Please output every line of the material as it stands, without the pictures.

:: Supplied material ::

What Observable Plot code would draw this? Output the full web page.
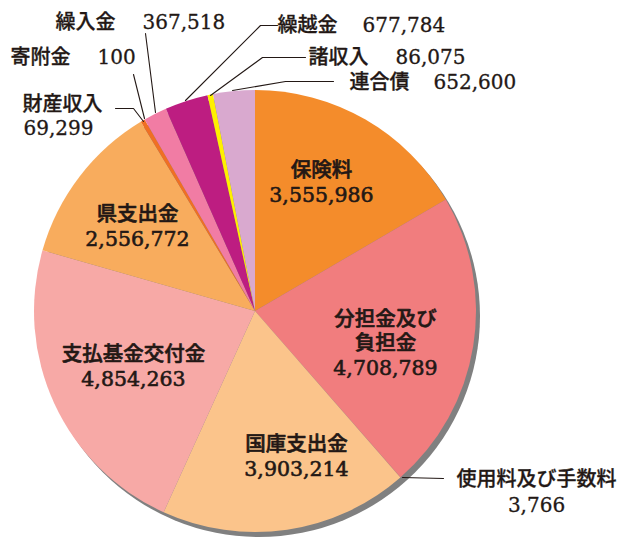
<!DOCTYPE html>
<html><head><meta charset="utf-8">
<script src="https://cdn.jsdelivr.net/npm/d3@7"></script>
<script src="https://cdn.jsdelivr.net/npm/@observablehq/plot@0.6"></script>
<style>body{margin:0;background:#fff}</style>
</head><body><div id="chart"></div>
<script>
// ---- data ----
const categories = ["保険料","分担金及び負担金","使用料及び手数料","国庫支出金","支払基金交付金","県支出金","財産収入","寄附金","繰入金","繰越金","諸収入","連合債"];
const values = [3555986,4708789,3766,3903214,4854263,2556772,69299,100,367518,677784,86075,652600];
const colors = ["#f48c2b","#f17d7e","#f17d7e","#fbc48b","#f7a9a6","#f8ac5d","#f06f23","#f06f23","#f17ca4","#bd1d81","#fff000","#d9a9cf"];
// label text shown for each category (line breaks)
const labelNames = ["保険料","分担金及び\n負担金","使用料及び手数料","国庫支出金","支払基金交付金","県支出金","財産収入","寄附金","繰入金","繰越金","諸収入","連合債"];

// ---- layout (positions, not data) ----
const CX = 255, CY = 311, R = 221, SDX = 4, SDY = 5;
const insidePos = {0:[321,181],1:[385,342],3:[296,455],4:[133,365],5:[137,225]};
const outsideNamePos = {6:[22,104],7:[10,57],8:[55,22],9:[277,25],10:[308,57],11:[349,82]};
const outsideValuePos = {6:[23,128],7:[97,57],8:[142,22],9:[362,25],10:[395,57],11:[433,82]};
const centerLabelPos = {2:[536,490]};
const leaders = [
  [[115,108],[133,108],[143,121]],
  [[133,74],[144,118]],
  [[145,33],[155,112]],
  [[277,25],[260,25],[185,100]],
  [[305,57],[262,57],[210,95]],
  [[333,81],[285,81],[232,90]],
  [[402,477],[443,478]]
];

const fmt = d3.format(",");
const rows = categories.map((c,i)=>({name:c, label:labelNames[i], value:values[i], color:colors[i], i}));
const arcs = d3.pie().sort(null).value(d=>d.value)(rows);

const pieMark = () => {
  const g = d3.create("svg:g");
  g.append("circle").attr("cx", CX+SDX).attr("cy", CY+SDY).attr("r", R).attr("fill", "#808080");
  const arc = d3.arc().innerRadius(0).outerRadius(R);
  g.append("g").attr("transform", `translate(${CX},${CY})`)
    .selectAll("path").data(arcs).join("path")
    .attr("d", arc).attr("fill", d=>d.data.color);
  return g.node();
};

const inside = rows.filter(r=>insidePos[r.i]).map(r=>({x:insidePos[r.i][0], y:insidePos[r.i][1], text:r.label+"\n"+fmt(r.value)}));
const outNames = rows.filter(r=>outsideNamePos[r.i]).map(r=>({x:outsideNamePos[r.i][0], y:outsideNamePos[r.i][1], text:r.label}));
const outVals = rows.filter(r=>outsideValuePos[r.i]).map(r=>({x:outsideValuePos[r.i][0], y:outsideValuePos[r.i][1], text:fmt(r.value)}));
const centerLbl = rows.filter(r=>centerLabelPos[r.i]).map(r=>({x:centerLabelPos[r.i][0], y:centerLabelPos[r.i][1], text:r.label+"\n"+fmt(r.value)}));
const leaderPts = leaders.flatMap((pts,k)=>pts.map(([x,y])=>({id:k,x,y})));

const FONT = "'DejaVu Serif','Noto Sans CJK JP',serif";
const INK = "#231815";
const chart = Plot.plot({
  width: 623, height: 539, margin: 0,
  x: {type: "identity", axis: null},
  y: {type: "identity", axis: null},
  style: {fontFamily: FONT, background: "#fff", color: INK},
  marks: [
    pieMark,
    Plot.line(leaderPts, {x:"x", y:"y", z:"id", stroke:INK, strokeWidth:1.1}),
    Plot.text(inside, {x:"x", y:"y", text:"text", fontSize:20.5, fontWeight:500, lineHeight:1.2, fill:INK, stroke:INK, strokeWidth:0.6}),
    Plot.text(outNames, {x:"x", y:"y", text:"text", fontSize:20, fontWeight:500, textAnchor:"start", fill:INK, stroke:INK, strokeWidth:0.3}),
    Plot.text(outVals, {x:"x", y:"y", text:"text", fontSize:20, textAnchor:"start", fill:INK, stroke:INK, strokeWidth:0.3}),
    Plot.text(centerLbl, {x:"x", y:"y", text:"text", fontSize:20, fontWeight:500, lineHeight:1.3, fill:INK, stroke:INK, strokeWidth:0.3})
  ]
});
document.getElementById("chart").appendChild(chart);
</script>
</body></html>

:::

Full response |
What Observable Plot code would draw this? Output the full web page.
<!DOCTYPE html>
<html><head><meta charset="utf-8">
<script src="https://cdn.jsdelivr.net/npm/d3@7"></script>
<script src="https://cdn.jsdelivr.net/npm/@observablehq/plot@0.6"></script>
<style>body{margin:0;background:#fff}</style>
</head><body><div id="chart"></div>
<script>
// ---- data ----
const categories = ["保険料","分担金及び負担金","使用料及び手数料","国庫支出金","支払基金交付金","県支出金","財産収入","寄附金","繰入金","繰越金","諸収入","連合債"];
const values = [3555986,4708789,3766,3903214,4854263,2556772,69299,100,367518,677784,86075,652600];
const colors = ["#f48c2b","#f17d7e","#f17d7e","#fbc48b","#f7a9a6","#f8ac5d","#f06f23","#f06f23","#f17ca4","#bd1d81","#fff000","#d9a9cf"];
// label text shown for each category (line breaks)
const labelNames = ["保険料","分担金及び\n負担金","使用料及び手数料","国庫支出金","支払基金交付金","県支出金","財産収入","寄附金","繰入金","繰越金","諸収入","連合債"];

// ---- layout (positions, not data) ----
const CX = 255, CY = 311, R = 221, SDX = 4, SDY = 5;
const insidePos = {0:[321,181],1:[385,342],3:[296,455],4:[133,365],5:[137,225]};
const outsideNamePos = {6:[22,104],7:[10,57],8:[55,22],9:[277,25],10:[308,57],11:[349,82]};
const outsideValuePos = {6:[23,128],7:[97,57],8:[142,22],9:[362,25],10:[395,57],11:[433,82]};
const centerLabelPos = {2:[536,490]};
const leaders = [
  [[115,108],[133,108],[143,121]],
  [[133,74],[144,118]],
  [[145,33],[155,112]],
  [[277,25],[260,25],[185,100]],
  [[305,57],[262,57],[210,95]],
  [[333,81],[285,81],[232,90]],
  [[402,477],[443,478]]
];

const fmt = d3.format(",");
const rows = categories.map((c,i)=>({name:c, label:labelNames[i], value:values[i], color:colors[i], i}));
const arcs = d3.pie().sort(null).value(d=>d.value)(rows);

const pieMark = () => {
  const g = d3.create("svg:g");
  g.append("circle").attr("cx", CX+SDX).attr("cy", CY+SDY).attr("r", R).attr("fill", "#808080");
  const arc = d3.arc().innerRadius(0).outerRadius(R);
  g.append("g").attr("transform", `translate(${CX},${CY})`)
    .selectAll("path").data(arcs).join("path")
    .attr("d", arc).attr("fill", d=>d.data.color);
  return g.node();
};

const inside = rows.filter(r=>insidePos[r.i]).map(r=>({x:insidePos[r.i][0], y:insidePos[r.i][1], text:r.label+"\n"+fmt(r.value)}));
const outNames = rows.filter(r=>outsideNamePos[r.i]).map(r=>({x:outsideNamePos[r.i][0], y:outsideNamePos[r.i][1], text:r.label}));
const outVals = rows.filter(r=>outsideValuePos[r.i]).map(r=>({x:outsideValuePos[r.i][0], y:outsideValuePos[r.i][1], text:fmt(r.value)}));
const centerLbl = rows.filter(r=>centerLabelPos[r.i]).map(r=>({x:centerLabelPos[r.i][0], y:centerLabelPos[r.i][1], text:r.label+"\n"+fmt(r.value)}));
const leaderPts = leaders.flatMap((pts,k)=>pts.map(([x,y])=>({id:k,x,y})));

const FONT = "'DejaVu Serif','Noto Sans CJK JP',serif";
const INK = "#231815";
const chart = Plot.plot({
  width: 623, height: 539, margin: 0,
  x: {type: "identity", axis: null},
  y: {type: "identity", axis: null},
  style: {fontFamily: FONT, background: "#fff", color: INK},
  marks: [
    pieMark,
    Plot.line(leaderPts, {x:"x", y:"y", z:"id", stroke:INK, strokeWidth:1.1}),
    Plot.text(inside, {x:"x", y:"y", text:"text", fontSize:20.5, fontWeight:500, lineHeight:1.2, fill:INK, stroke:INK, strokeWidth:0.6}),
    Plot.text(outNames, {x:"x", y:"y", text:"text", fontSize:20, fontWeight:500, textAnchor:"start", fill:INK, stroke:INK, strokeWidth:0.3}),
    Plot.text(outVals, {x:"x", y:"y", text:"text", fontSize:20, textAnchor:"start", fill:INK, stroke:INK, strokeWidth:0.3}),
    Plot.text(centerLbl, {x:"x", y:"y", text:"text", fontSize:20, fontWeight:500, lineHeight:1.3, fill:INK, stroke:INK, strokeWidth:0.3})
  ]
});
document.getElementById("chart").appendChild(chart);
</script>
</body></html>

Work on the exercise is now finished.